David, the king of Israel, knew that he served the King of kings, and he began this psalm “extolling” Him. To extol (v.1) means “to set preeminently on high, to exalt above all others.” David knew that as a believer, he would have cause and opportunity to bless and praise the Lord like that “forever and ever” (v.1-2) — both here and in the hereafter. And after all that praising, he would never get around to praising every praiseworthy thing about God, because “His greatness is unsearchable” (v.3). Verse 7 pictures God’s people pouring out their praise in the form of a song, the overflow of grateful hearts.

Verses 8-9 give us one of the most beautiful descriptions of God’s loving character in the Bible. He is unwaveringly holy, but He loves to love lost sinners. He “abounds” in love — a steadfast, stubborn love that will not let go. The rest of the psalm is a list of ways God expresses His love, all the powerful works, the glorious splendor, and the “mighty deeds” He does that flow from His loving heart (v.10-12).

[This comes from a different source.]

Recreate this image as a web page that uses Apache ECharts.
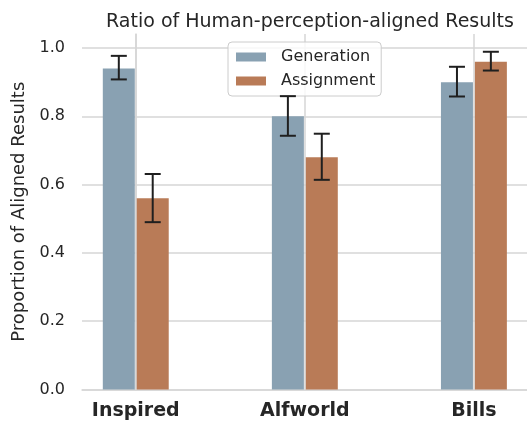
<!DOCTYPE html>
<html>
<head>
<meta charset="utf-8">
<script src="https://cdn.jsdelivr.net/npm/echarts@6/dist/echarts.min.js"></script>
<style>html,body{margin:0;padding:0;background:#fff}#c{width:527px;height:423px}</style>
</head>
<body>
<div id="c"></div>
<script>
const categories = ['Inspired', 'Alfworld', 'Bills'];
const generation = [0.94, 0.80, 0.90];
const generationLow = [0.908, 0.743, 0.858];
const generationHigh = [0.977, 0.859, 0.945];
const assignment = [0.56, 0.68, 0.96];
const assignmentLow = [0.49, 0.614, 0.934];
const assignmentHigh = [0.631, 0.749, 0.989];
const yTicks = [0, 0.2, 0.4, 0.6, 0.8, 1.0];

const FONT = 'DejaVu Sans';
const TXT = '#262626';
const GRIDC = '#d6d6d6';
const catIdx = categories.map((_, i) => i);

function errItem(offsetPx) {
  return function (params, api) {
    const x = api.value(0);
    const lo = api.coord([x, api.value(1)]);
    const hi = api.coord([x, api.value(2)]);
    const cx = lo[0] + offsetPx;
    const cap = 8;
    const style = { stroke: '#1f1f1f', lineWidth: 2 };
    return {
      type: 'group',
      children: [
        { type: 'line', shape: { x1: cx, y1: lo[1], x2: cx, y2: hi[1] }, style },
        { type: 'line', shape: { x1: cx - cap, y1: lo[1], x2: cx + cap, y2: lo[1] }, style },
        { type: 'line', shape: { x1: cx - cap, y1: hi[1], x2: cx + cap, y2: hi[1] }, style }
      ]
    };
  };
}

const chart = echarts.init(document.getElementById('c'), null, { renderer: 'canvas' });
chart.setOption({
  animation: false,
  backgroundColor: '#fff',
  textStyle: { fontFamily: FONT },
  title: {
    text: 'Ratio of Human-perception-aligned Results',
    left: 305, top: 8, textAlign: 'center',
    textStyle: { fontFamily: FONT, fontSize: 19, fontWeight: 'normal', color: TXT }
  },
  legend: {
    data: ['Generation', 'Assignment'],
    orient: 'vertical',
    left: 228, top: 42,
    padding: [7, 6, 7, 8],
    itemWidth: 30, itemHeight: 9, itemGap: 8,
    icon: 'rect',
    backgroundColor: 'rgba(255,255,255,0.8)',
    borderColor: '#cccccc', borderWidth: 1, borderRadius: 4,
    textStyle: { fontFamily: FONT, fontSize: 16, color: TXT, padding: [0, 0, 0, 10], lineHeight: 16 }
  },
  grid: { left: 82, right: 0, top: 34, bottom: 33.5, containLabel: false },
  xAxis: {
    type: 'value', min: -0.318, max: 2.314,
    axisLine: { show: true, lineStyle: { color: GRIDC, width: 1.5 } },
    axisTick: { show: false, customValues: catIdx },
    axisLabel: {
      customValues: catIdx,
      formatter: v => categories[Math.round(v)] || '',
      fontFamily: FONT, fontSize: 19, fontWeight: 'bold', color: TXT, margin: 12
    },
    splitLine: { show: true, lineStyle: { color: GRIDC, width: 1.5 } }
  },
  yAxis: {
    type: 'value', min: 0, max: 1.041,
    name: 'Proportion of Aligned Results',
    nameLocation: 'middle', nameGap: 49, nameRotate: 90,
    nameTextStyle: { fontFamily: FONT, fontSize: 18, color: TXT },
    axisLine: { show: true, lineStyle: { color: GRIDC, width: 1.5 } },
    axisTick: { show: false, customValues: yTicks },
    axisLabel: {
      customValues: yTicks,
      formatter: v => v.toFixed(1),
      fontFamily: FONT, fontSize: 16, color: TXT, margin: 17
    },
    splitLine: { show: true, lineStyle: { color: GRIDC, width: 1.5 } }
  },
  series: [
    {
      name: 'Generation', type: 'bar',
      data: catIdx.map(i => [i, generation[i]]),
      barWidth: 32, barGap: '6%',
      itemStyle: { color: '#89a1b2' }
    },
    {
      name: 'Assignment', type: 'bar',
      data: catIdx.map(i => [i, assignment[i]]),
      barWidth: 32, barGap: '6%',
      itemStyle: { color: '#b97b57' }
    },
    {
      name: 'GenErr', type: 'custom', renderItem: errItem(-16.95), z: 5,
      data: catIdx.map(i => [i, generationLow[i], generationHigh[i]])
    },
    {
      name: 'AsgErr', type: 'custom', renderItem: errItem(16.95), z: 5,
      data: catIdx.map(i => [i, assignmentLow[i], assignmentHigh[i]])
    }
  ]
});
</script>
</body>
</html>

The Lord knows when I am staggering under the weight of life’s pressures, and because He loves me, He raises me up and gives me strength (v.14). He saves, but He also satisfies — His people live under His generous open hand (v.15-16). He is near to all who cry out to Him, ready and willing to save anyone who calls on Him from a repentant heart (v.18-19). But those who do not respond to His love will someday be crushed by His holiness: “The Lord preserves all who love Him, but all the wicked He will destroy” (v.20).

In the final verse we see that the psalm ends as it began, with a call for praise to go on and on, without end, forever and ever. Amen!

Suggestion: Re-read this psalm aloud, making David’s words your own. Let your mouth speak the praise of the Lord (v.21)!